> **TO BE DONE**:
Extract only the first line of the listing and every line after it up to and including the one with "minimum width=1061pt, minimum". Omit the pictures.
───── GIVEN DATA ─────
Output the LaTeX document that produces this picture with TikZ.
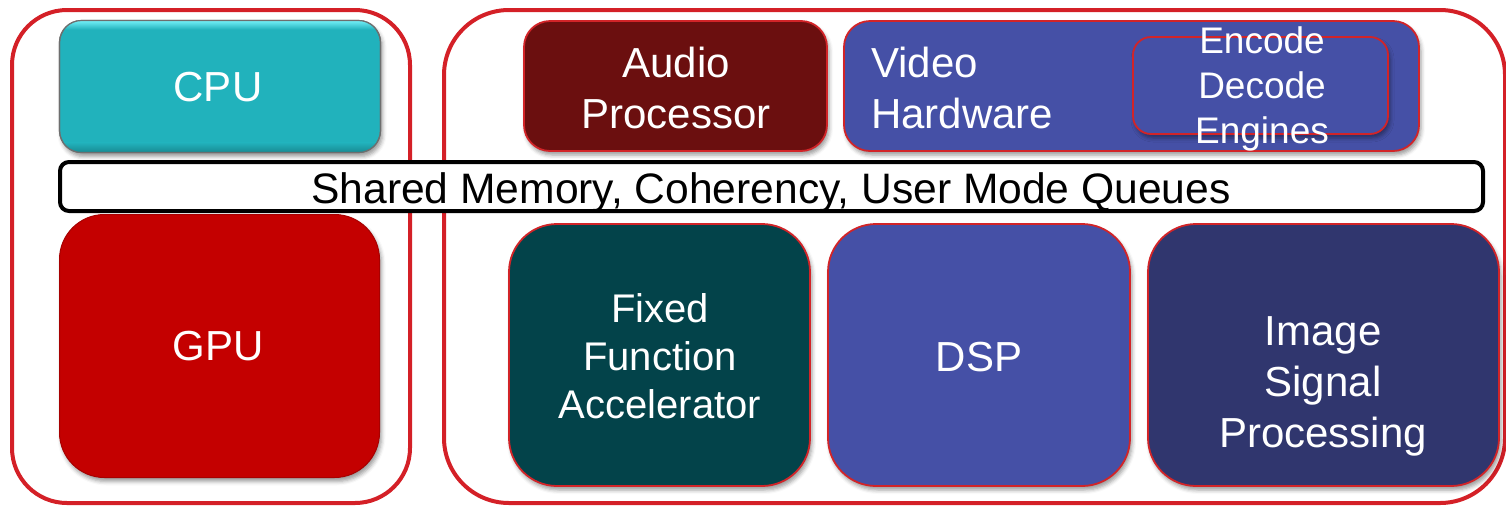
\documentclass[tikz,border=0pt]{standalone}
\usepackage{fontspec}
\setmainfont{Liberation Sans}
\usetikzlibrary{shadows.blur}

\definecolor{framered}{HTML}{D42027}
\definecolor{edgered}{HTML}{D22428}
\definecolor{cputeal}{HTML}{21B2BC}
\definecolor{cpulight}{HTML}{72F0F8}
\definecolor{cpudark}{HTML}{188A92}
\definecolor{cpuedge}{HTML}{6E6E6E}
\definecolor{gpured}{HTML}{C40000}
\definecolor{audiored}{HTML}{6B0F0F}
\definecolor{hwblue}{HTML}{4550A6}
\definecolor{ffteal}{HTML}{03434A}
\definecolor{ispnavy}{HTML}{30366E}

\begin{document}
\begin{tikzpicture}[x=1pt,y=-1pt,
  softshadow/.style={blur shadow={shadow xshift=2pt, shadow yshift=-4pt,
      shadow blur radius=4pt, shadow opacity=40}},
  zone/.style={rectangle, draw=framered, line width=4pt, rounded corners=#1,
      inner sep=0pt, outer sep=0pt},
  block/.style={rectangle, rounded corners=#1, draw=edgered, line width=1.8pt,
      inner sep=0pt, outer sep=0pt, softshadow},
  txt/.style={text=white, font=\fontsize{42}{51}\selectfont, inner sep=0pt,
      align=center},
]
\useasboundingbox (0,0) rectangle (1506,507);

% the two domains: CPU/GPU on the left, other engines on the right
\node[zone=55pt, minimum width=398pt, minimum height=493pt] (hostzone) at (211,256.5) {};
\node[zone=65pt, minimum width=1061pt, minimum height=493pt] (enginezone) at (974.5,256.5) {};

% shared memory bus across both domains
\node[rectangle, draw=black, fill=white, line width=4pt, rounded corners=9pt,
      minimum width=1423pt, minimum height=49pt, inner sep=0pt, outer sep=0pt]
      (shared) at (771.5,186.5) {};
\node[font=\fontsize{42.6}{51}\selectfont, inner sep=0pt, anchor=base]
      (shared-t) at (771,203) {Shared Memory, Coherency, User Mode Queues};

% CPU with a bevelled face
\node[block=22pt, draw=cpuedge, line width=1.2pt, fill=cputeal,
      minimum width=321pt, minimum height=132pt] (cpu) at (220,86.5) {};
\begin{scope}
  \clip[rounded corners=22pt] (cpu.north west) rectangle (cpu.south east);
  \shade[top color=cpulight, bottom color=cputeal]
    (cpu.north west) rectangle ([yshift=-9pt]cpu.north east);
  \shade[top color=cputeal, bottom color=cpudark]
    ([yshift=10pt]cpu.south west) rectangle (cpu.south east);
\end{scope}
\draw[cpuedge, line width=1.2pt, rounded corners=22pt]
  (cpu.north west) rectangle (cpu.south east);

% GPU
\node[block=45pt, draw=gpured!85!black, line width=1pt, fill=gpured,
      minimum width=320pt, minimum height=263pt] (gpu) at (219.5,346) {};

% top row of engines
\node[block=26pt, fill=audiored, minimum width=303pt, minimum height=130pt]
      (audio) at (675.5,86) {};
\node[block=26pt, fill=hwblue, minimum width=575pt, minimum height=130pt]
      (video) at (1131.5,86) {};
\node[block=18pt, fill=hwblue, minimum width=255pt, minimum height=97pt]
      (codec) at (1260.5,85.5) {};

% bottom row of engines
\node[block=48pt, fill=ffteal, minimum width=301pt, minimum height=262pt]
      (ffa) at (659.5,355) {};
\node[block=48pt, fill=hwblue, minimum width=302pt, minimum height=262pt]
      (dsp) at (979,355) {};
\node[block=48pt, fill=ispnavy, minimum width=351pt, minimum height=262pt]
      (isp) at (1323.5,355) {};

% labels
\node[txt] (cpu-t) at (218,87) {CPU};
\node[txt] (gpu-t) at (218,346) {GPU};
\node[txt] (audio-t) at (676,87.5) {Audio\\Processor};
\node[txt, align=left, anchor=west] (video-t) at (871,87.5) {Video\\Hardware};
\node[txt, font=\fontsize{37}{45}\selectfont] (codec-t) at (1262,89.3)
      {Encode\\Decode\\Engines};
\node[txt, font=\fontsize{40}{48}\selectfont] (ffa-t) at (660,356.5)
      {Fixed\\Function\\Accelerator};
\node[txt] (dsp-t) at (979,357) {DSP};
\node[txt] (isp-t) at (1323,386) {Image\\Signal\\Processing};
\end{tikzpicture}
\end{document}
─────
> **OUTPUT FOR THIS TASK**:
Output the LaTeX document that produces this picture with TikZ.
\documentclass[tikz,border=0pt]{standalone}
\usepackage{fontspec}
\setmainfont{Liberation Sans}
\usetikzlibrary{shadows.blur}

\definecolor{framered}{HTML}{D42027}
\definecolor{edgered}{HTML}{D22428}
\definecolor{cputeal}{HTML}{21B2BC}
\definecolor{cpulight}{HTML}{72F0F8}
\definecolor{cpudark}{HTML}{188A92}
\definecolor{cpuedge}{HTML}{6E6E6E}
\definecolor{gpured}{HTML}{C40000}
\definecolor{audiored}{HTML}{6B0F0F}
\definecolor{hwblue}{HTML}{4550A6}
\definecolor{ffteal}{HTML}{03434A}
\definecolor{ispnavy}{HTML}{30366E}

\begin{document}
\begin{tikzpicture}[x=1pt,y=-1pt,
  softshadow/.style={blur shadow={shadow xshift=2pt, shadow yshift=-4pt,
      shadow blur radius=4pt, shadow opacity=40}},
  zone/.style={rectangle, draw=framered, line width=4pt, rounded corners=#1,
      inner sep=0pt, outer sep=0pt},
  block/.style={rectangle, rounded corners=#1, draw=edgered, line width=1.8pt,
      inner sep=0pt, outer sep=0pt, softshadow},
  txt/.style={text=white, font=\fontsize{42}{51}\selectfont, inner sep=0pt,
      align=center},
]
\useasboundingbox (0,0) rectangle (1506,507);

% the two domains: CPU/GPU on the left, other engines on the right
\node[zone=55pt, minimum width=398pt, minimum height=493pt] (hostzone) at (211,256.5) {};
\node[zone=65pt, minimum width=1061pt, minimum height=493pt] (enginezone) at (974.5,256.5) {};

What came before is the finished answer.